On the way to the tamaya place from Alex Top, Christine sidetracked us into a bookstore!  Joy!!!  I bought my roommate back home an awesome book and I got my kids The Hungry Caterpillar by Eric Carle in Arabic.  Both my kids are too old for that book, but it is really awesome and I am going to buy the English version and show it to them.  I was really happy to see a book store.  I love books.

After the bookstore, we continued on with our journey towards tamaya.  Tamaya is the Egyptian word for falafel and the Egyptian version actually tastes a lot better than most I have tasted.  Two is a meal.  We all got two, after eating koshary, and we ate them when we got back to the dorm.  Like I said, I ate a bunch of my favorite Egyptian food today.  I am sad that there will be no every other Thursday Indian food date. 

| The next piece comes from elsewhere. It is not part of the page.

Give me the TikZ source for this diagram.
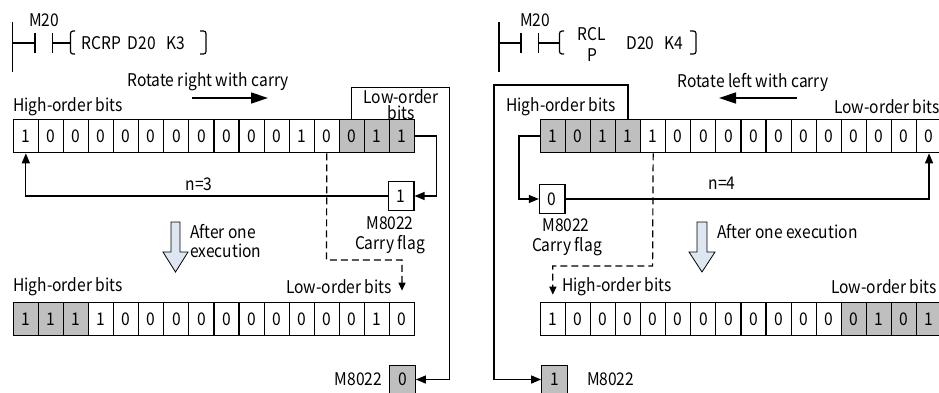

It’s so hard to believe I have only been here just over a week.  All these people I have met are incredible and I am excited to know them and they feel like the kind of friends I have had forever rather than people I only met in the past week.  I hate that Mubarak won’t be kind to his people.  I hate that it has come to this for them and I hope it gets resolved.  I wish that things had ended up better for us at AUC this semester but I have friends that I will always have regardless of how this ended.

So, to both of my Moseii thank you for all your work for me.  I won’t be able to get anything done without your help.  I wish there was something I could do to show you how much this means to me.